Not necessarily. Some fraysexuals like to have threesomes or group sex with their primary partner. Having that third (or fourth) stranger arouses the fraysexual partner, and that arousal carries over to the entire sexual experience, including having sex with their romantic partner.
Then, there are many ways of being sexual around or with your partner without actually engaging in sexual activity together. “There is watching pornography together, mutual masturbation, or the use of toys separately or together,” Lerman says.

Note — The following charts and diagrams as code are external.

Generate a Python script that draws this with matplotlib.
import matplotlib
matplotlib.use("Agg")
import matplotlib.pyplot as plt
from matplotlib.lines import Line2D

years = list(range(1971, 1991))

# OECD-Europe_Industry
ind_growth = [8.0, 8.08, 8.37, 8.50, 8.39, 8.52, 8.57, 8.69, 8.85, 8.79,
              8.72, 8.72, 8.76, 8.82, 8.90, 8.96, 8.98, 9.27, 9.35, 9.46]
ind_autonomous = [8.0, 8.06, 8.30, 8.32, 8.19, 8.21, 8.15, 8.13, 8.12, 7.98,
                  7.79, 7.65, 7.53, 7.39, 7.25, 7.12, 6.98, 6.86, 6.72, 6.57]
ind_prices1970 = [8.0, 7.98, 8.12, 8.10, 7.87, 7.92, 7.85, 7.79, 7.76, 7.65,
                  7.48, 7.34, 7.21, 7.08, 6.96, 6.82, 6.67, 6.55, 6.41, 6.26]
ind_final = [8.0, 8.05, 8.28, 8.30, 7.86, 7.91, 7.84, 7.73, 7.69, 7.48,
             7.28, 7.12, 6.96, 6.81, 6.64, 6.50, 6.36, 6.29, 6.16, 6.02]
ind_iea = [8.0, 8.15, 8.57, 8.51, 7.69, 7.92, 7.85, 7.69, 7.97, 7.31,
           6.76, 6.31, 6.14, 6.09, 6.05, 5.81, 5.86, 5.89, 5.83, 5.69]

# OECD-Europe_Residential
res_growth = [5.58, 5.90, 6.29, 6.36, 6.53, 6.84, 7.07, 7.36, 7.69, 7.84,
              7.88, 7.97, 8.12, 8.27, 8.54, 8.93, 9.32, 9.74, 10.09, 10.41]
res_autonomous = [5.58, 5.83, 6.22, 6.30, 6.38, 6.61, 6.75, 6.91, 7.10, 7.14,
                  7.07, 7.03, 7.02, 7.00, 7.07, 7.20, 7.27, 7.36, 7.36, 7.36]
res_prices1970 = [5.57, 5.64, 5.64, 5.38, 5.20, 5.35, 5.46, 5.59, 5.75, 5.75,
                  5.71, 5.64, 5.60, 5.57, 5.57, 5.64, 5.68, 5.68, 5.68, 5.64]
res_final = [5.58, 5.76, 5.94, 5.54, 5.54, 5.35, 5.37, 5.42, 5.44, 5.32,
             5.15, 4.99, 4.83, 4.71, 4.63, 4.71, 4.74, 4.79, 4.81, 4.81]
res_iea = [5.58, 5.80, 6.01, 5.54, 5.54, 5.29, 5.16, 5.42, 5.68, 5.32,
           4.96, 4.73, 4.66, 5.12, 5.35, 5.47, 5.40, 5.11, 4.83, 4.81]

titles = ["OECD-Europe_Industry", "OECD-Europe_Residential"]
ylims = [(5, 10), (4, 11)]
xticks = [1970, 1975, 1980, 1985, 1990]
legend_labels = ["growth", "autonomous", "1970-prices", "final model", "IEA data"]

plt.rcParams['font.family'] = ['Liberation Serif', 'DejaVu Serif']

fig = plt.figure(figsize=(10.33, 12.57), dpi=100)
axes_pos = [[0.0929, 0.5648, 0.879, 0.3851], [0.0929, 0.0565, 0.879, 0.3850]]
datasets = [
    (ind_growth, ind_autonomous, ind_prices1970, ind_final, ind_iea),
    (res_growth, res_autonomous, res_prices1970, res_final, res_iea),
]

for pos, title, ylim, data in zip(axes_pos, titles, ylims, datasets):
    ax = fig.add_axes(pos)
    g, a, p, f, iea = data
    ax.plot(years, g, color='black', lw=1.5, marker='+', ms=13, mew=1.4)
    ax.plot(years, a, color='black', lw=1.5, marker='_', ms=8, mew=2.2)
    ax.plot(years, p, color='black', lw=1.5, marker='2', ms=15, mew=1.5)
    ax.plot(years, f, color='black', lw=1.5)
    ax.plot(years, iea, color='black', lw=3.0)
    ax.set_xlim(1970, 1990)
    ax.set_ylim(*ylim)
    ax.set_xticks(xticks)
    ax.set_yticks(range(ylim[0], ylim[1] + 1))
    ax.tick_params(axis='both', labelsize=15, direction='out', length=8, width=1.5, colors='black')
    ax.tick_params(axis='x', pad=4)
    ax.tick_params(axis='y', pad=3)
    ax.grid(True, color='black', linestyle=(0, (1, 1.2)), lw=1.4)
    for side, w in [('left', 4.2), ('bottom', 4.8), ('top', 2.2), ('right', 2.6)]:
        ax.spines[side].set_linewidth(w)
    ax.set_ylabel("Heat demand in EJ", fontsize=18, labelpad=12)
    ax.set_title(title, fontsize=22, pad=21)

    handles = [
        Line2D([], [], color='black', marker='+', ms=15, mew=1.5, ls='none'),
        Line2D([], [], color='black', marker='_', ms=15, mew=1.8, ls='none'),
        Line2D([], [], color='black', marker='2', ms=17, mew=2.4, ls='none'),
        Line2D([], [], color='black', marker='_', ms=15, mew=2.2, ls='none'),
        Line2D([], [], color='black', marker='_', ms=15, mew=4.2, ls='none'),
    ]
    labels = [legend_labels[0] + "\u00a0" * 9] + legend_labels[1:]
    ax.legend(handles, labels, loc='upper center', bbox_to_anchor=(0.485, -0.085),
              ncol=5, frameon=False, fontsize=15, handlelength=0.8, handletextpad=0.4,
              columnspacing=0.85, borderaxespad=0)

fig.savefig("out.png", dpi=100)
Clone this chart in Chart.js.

Lerman also notes that some—not all—fraysexuals experience responsive arousal. (While some people get horny out of nowhere, others get turned on after receiving some form of sexual stimulation—the latter are the “responsive arousal” group.) “Sometimes we can get aroused given the proper stimulation,” Lerman says. “Just because we are not aroused initially does not mean we are unwilling to be stimulated to get aroused.”
However, if responsive arousal is unsuccessful or a fraysexual person has no wish to be sexual with a partner, you should never pressure, push, or shame them. “You cannot force attraction or arousal; just ask any gay person how well acting straight went for them,” Lerman says. “In fact, often the pressure to ‘perform’ will cause stress that pushes us further from arousal, not closer.”
So, what’s the best way to be happy and fulfilled as a fraysexual?
The first step is acknowledging that you are fraysexual! So many people are fray but don’t know there’s a label that describes their sexual orientation, so they think something is wrong with them. Nothing is wrong with you!
“Relationships get better when we know and accept ourselves,” Blum says. “Knowing that you are fraysexual and learning to confidently disclose this to new partners increases your chances for maintaining a relationship that works for you both.”